For my implementation I used:

Development:
- Golang for the server
  - Go is excellent and proven for server side development. It comes with an excellent standard library, and is a joy to program in. I always choose Go for this type of work if I can.
- Badger-DB for the key value store
  - Native Golang implementation keeps things simple
  - Fast and proven for large (terabyte) level data
- Memcached for the cache server key-value store
  - Only need a simple key-value store, and memcached is very simple, fast, and easy to use
Deployment:
- Terraform for provisioning
  - This is what was mentioned was used at Unity, and I also quite like it. Overall it was a good experience. I had a few issues with the state not being cached correctly, as well as some misguided online tutorials, but I made it work
- Docker for deploying to the server
  - I originally planned to use Ansible, but it does not run on Windows and setting it up/using it was a large hassle. This is not insurmountable of course, but I looked into other options
  - While looking, I did some research on how large companies deploy code, and I found this very nice article: https://hackernoon.com/configuration-management-is-an-antipattern-e677e34be64c
  - To summarize, it basically said that using images was the most robust and easiest way to do deployments
  - After using docker it became immediately obvious that this was the right direction to go. I could easily deploy the code with almost no hassle as far as making it run remotely
  - Docker itself is not exactly the best way: the most robust method is to create full machine images (eg.
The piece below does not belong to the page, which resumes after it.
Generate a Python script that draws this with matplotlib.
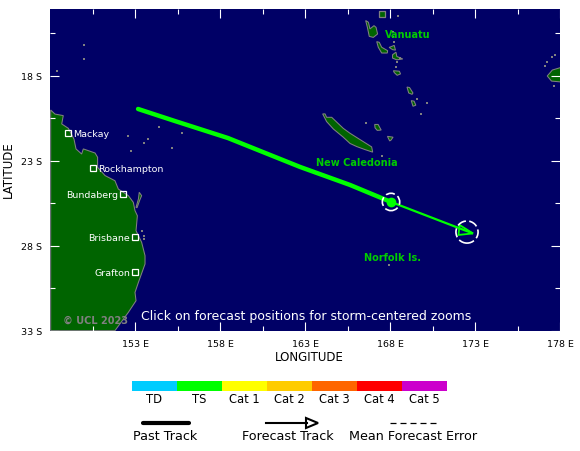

Amazon Machine Images using a tool like packer)
  - This is because docker usage is not free: there is a performance hit, and docker can crash and interfere with database data recovery
  - I went with docker anyway for two reasons:
    1. The information on this subject was highly contradictory and it did not seem clear cut which way to go
    2. Building and deploying machine images without losing the database data is not simple, and requires advanced setup on Amazon's side I could not afford

I did not implement proper logging, but I would recommend something like Apache Kafka to store and manage logs.